As well as their opposition over Crimea and Syria, the German domestic intelligence agency has also accused Russia of being behind a series of cyber attacks on state computer systems.
Russian-linked hackers are also suspected to have been behind a direct attack on Mrs Merkel's own Christian Democratic Union party.
Mrs Merkel will also be keenly aware of the growing evidence of intervention from Russian-backed groups trying to spread influence in the domestic sphere, for instance, as she seeks a fourth term in federal elections on 24 September.
What about Mr Putin's other encounters this week?
In contrast, Mr Putin's scheduled meeting with the Turkish president the following day comes at a time of increased co-operation between the two nations.

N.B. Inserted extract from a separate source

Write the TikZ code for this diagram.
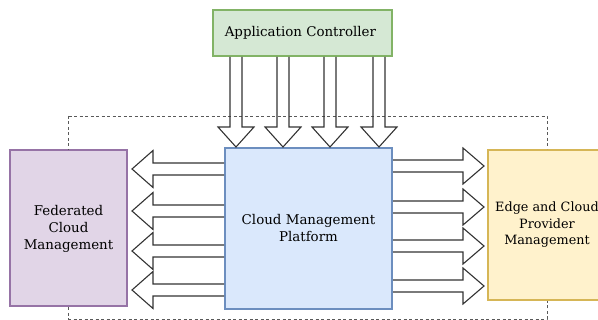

While they back opposing sides in Syria's civil war - with Moscow supporting Syrian President Bashar al-Assad, and Ankara his opponents - the two countries began carrying out joint air strikes against the so-called Islamic State in January.
The joint operation came a little over a year after Turkey shot down a Russian military jet, resulting in a crisis in bilateral relations.
US President Donald Trump is also scheduled to speak to President Putin by phone on Tuesday, the White House announced on Monday night. They are expected to discuss the war in Syria.
US ties with Russia had been expected to improve with the election of Mr Trump but were hit by Moscow's use of a veto to protect Syria at the UN Security Council following a suspected chemical attack on a rebel-held Syrian town.